| Issue 238 | September 24, 1999 |
When Mayor Giuliani announced plans in December to adjust to the closing of Fresh Kills landfill on Staten Island by shipping NYC's waste to New Jersey on barges, the Whitman administration was quick to express its outrage. The latest plan - not yet announced officially - has provoked no such response, despite its reliance on trucks to carry waste to New Jersey. BAGS estimates that transport of the Manhattan and Staten IsIand garbage now at issue will bring 400,000 to 600,000 new truck trips to Newark and Elizabeth annually. While Trenton may be choosing to ignore the plan due to its temporary or "interim" status, NYC advocates have been warning for months that the interim plan could well become permanent.
NJ Department of Environmental Protection staff noted that, so long as the waste incineration and transfer facilities involved in the plans remain within the terms of their permits, the proposal may not fall within the agency's purview. DEP also noted, however, that local traffic impacts are taken into consideration in the permitting of such facilities, and that therefore a significant change in the origins of a facility's garbage input would call for a modification to the permit.
BAGS projects 80,000 new one-way truck trips over Goethals Bridge per year under the interim plan, an instant 4% increase over current levels. Unlike the many trucks crossing the Goethals en route to the NJ Turnpike, the garbage trucks would ply Elizabeth streets to get to transfer stations on Front Street and Julia Street, located at distances of 3 and 5 miles, respectively, from the Goethals Bridge. Moreover, 18-wheelers would carry the garbage from the transfer stations to landfills in Pennsylvania and Virginia, generating an additional 40,000 truck trips.

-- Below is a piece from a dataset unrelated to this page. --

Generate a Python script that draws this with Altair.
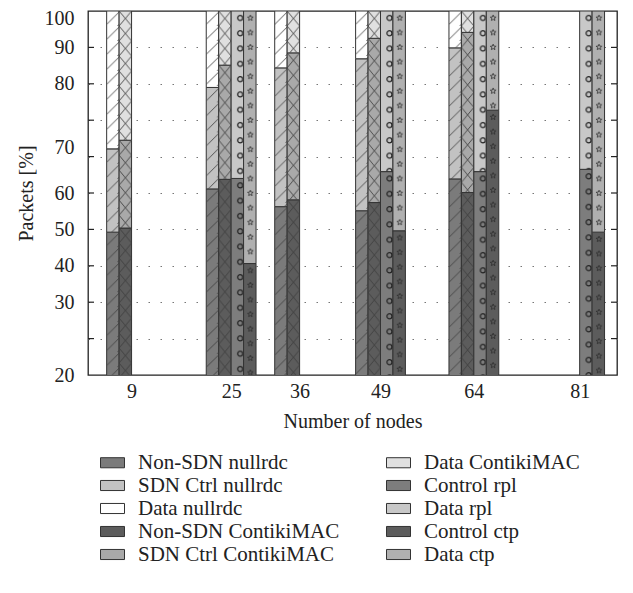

The Manhattan portion of the plan would produce 216,000 garbage truck trips between Newark and New York. According to the Brooklyn Borough President's office, this waste would displace garbage from other sources currently trucked to the incinerator in Newark, and this garbage would then be directed to transfer stations in or near Newark. This would add 82,000 trips by 18-wheelers annually to Essex County roads.